It is clear that Mrs. Winningham cannot afford to pay anything but a very nominal rent.

 
V. Three Judge Court and Class Feature

This Court denied the application for a temporary restraining order. By its direction, Mrs. Winningham paid the January rent into the Registry of the Court. I declined to take immediate steps to constitute a three-judge district court under 28 U.S.C. § 2282. A hearing was held on January 9th. Several witnesses testified. Affidavits supplementing parts of the testimony have been subsequently filed by plaintiff. Additional evidence in the case does not appear necessary even if a three-judge court should sit.

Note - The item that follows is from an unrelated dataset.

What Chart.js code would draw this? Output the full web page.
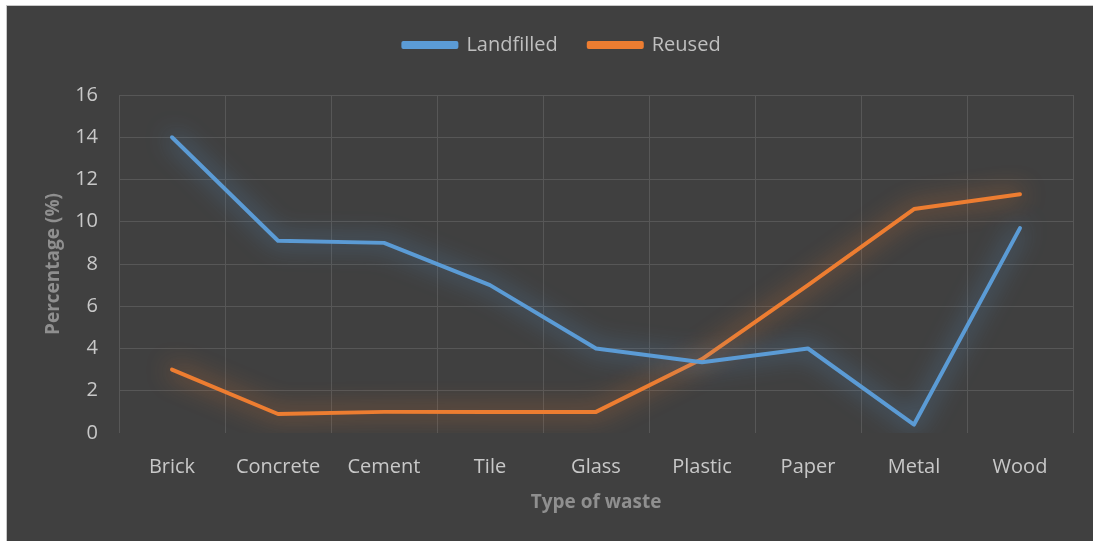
<!DOCTYPE html>
<html>
<head>
<meta charset="utf-8">
<script src="https://cdn.jsdelivr.net/npm/chart.js@4.4.0/dist/chart.umd.min.js"></script>
<style>
  html, body { margin: 0; padding: 0; background: #ffffff; }
  #wrap {
    position: absolute; left: 6px; top: 5px; width: 1086px; height: 535px;
    background: #404040; border-left: 1px solid #c8c8c8; border-top: 1px solid #c8c8c8;
  }
</style>
</head>
<body>
<div id="wrap"><canvas id="chart"></canvas></div>
<script>
// waste categories and shares (%)
const categories = ['Brick', 'Concrete', 'Cement', 'Tile', 'Glass', 'Plastic', 'Paper', 'Metal', 'Wood'];
const landfilled = [14, 9.1, 9.0, 7.0, 4.0, 3.35, 4.0, 0.4, 9.7];
const reused = [3.0, 0.9, 1.0, 1.0, 1.0, 3.5, 7.0, 10.6, 11.3];
const yTicks = [0, 2, 4, 6, 8, 10, 12, 14, 16];

const BLUE = '#5B9BD5';
const ORANGE = '#ED7D31';
const FONT = '"Open Sans", Lato, sans-serif';

// soft glow around each line, like the office "glow" effect
const glowPlugin = {
    id: 'glow',
    beforeDatasetDraw(chart, args) {
        const ctx = chart.ctx;
        ctx.save();
        ctx.shadowColor = args.meta.dataset.options.borderColor === BLUE
            ? 'rgba(91,155,213,0.95)' : 'rgba(237,125,49,0.95)';
        ctx.shadowBlur = 24;
    },
    afterDatasetDraw(chart) {
        chart.ctx.restore();
    }
};

// extra room under the legend, and nudge it a bit
const legendTweak = {
    id: 'legendTweak',
    beforeInit(chart) {
        const legend = chart.legend;
        const fit = legend.fit;
        legend.fit = function () {
            fit.call(this);
            this.height += 24;
        };
        const draw = legend.draw;
        legend.draw = function () {
            const ctx = this.ctx;
            ctx.save();
            ctx.translate(13, -6);
            draw.call(this);
            ctx.restore();
        };
    }
};

new Chart(document.getElementById('chart'), {
    type: 'line',
    data: {
        labels: categories,
        datasets: [
            { label: 'Landfilled', data: landfilled, borderColor: BLUE, backgroundColor: BLUE },
            { label: 'Reused', data: reused, borderColor: ORANGE, backgroundColor: ORANGE }
        ]
    },
    options: {
        responsive: true,
        maintainAspectRatio: false,
        animation: false,
        layout: { padding: { left: 18, right: 20, top: 4, bottom: 10 } },
        elements: {
            line: { borderWidth: 4, tension: 0, borderJoinStyle: 'round', borderCapStyle: 'round' },
            point: { radius: 0, hoverRadius: 0 }
        },
        plugins: {
            tooltip: { enabled: false },
            legend: {
                position: 'top',
                labels: {
                    color: '#bfbfbf',
                    font: { family: FONT, size: 20 },
                    boxWidth: 53,
                    boxHeight: 4,
                    padding: 31
                }
            }
        },
        scales: {
            x: {
                offset: true,
                afterFit(axis) { axis.height = 98; },
                grid: { offset: true, color: '#575757', lineWidth: 1, drawTicks: false },
                border: { display: false },
                ticks: { color: '#c8c8c8', font: { family: FONT, size: 20 }, padding: 22 },
                title: { display: true, text: 'Type of waste', color: '#8f8f8f',
                         font: { family: FONT, size: 19, weight: 'bold' }, padding: { top: 0, bottom: 17 } }
            },
            y: {
                min: 0, max: 16,
                afterFit(axis) { axis.width = 94; },
                afterBuildTicks(axis) { axis.ticks = yTicks.map(v => ({ value: v })); },
                grid: {
                    color: c => c.tick && c.tick.value === 0 ? 'rgba(0,0,0,0)' : '#575757',
                    drawTicks: false
                },
                border: { display: false },
                ticks: { color: '#c8c8c8', font: { family: FONT, size: 20 }, padding: 21 },
                title: { display: true, text: 'Percentage (%)', color: '#8f8f8f',
                         font: { family: FONT, size: 19, weight: 'bold' }, padding: { top: 17, bottom: 0 } }
            }
        }
    },
    plugins: [glowPlugin, legendTweak]
});
</script>
</body>
</html>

Such a tribunal will not have to be convened under the turn the litigation has taken. Plaintiff has by amendment withdrawn her prayer for injunctive relief. She now seeks only a declaratory judgment as to the validity of the statute in its application to her and her class. A three-judge court is not required for the grant of declaratory judgments. Sellers v. Regents of the University of California, 432 F.2d 493, 498 (9th Cir.). Where a complaint does not seek injunctive relief, such a court is not *1147 required merely because the validity of a federal statute is drawn in question. School Board of Okaloosa County v. Richardson, supra, 332 F. Supp. at 1265-1266.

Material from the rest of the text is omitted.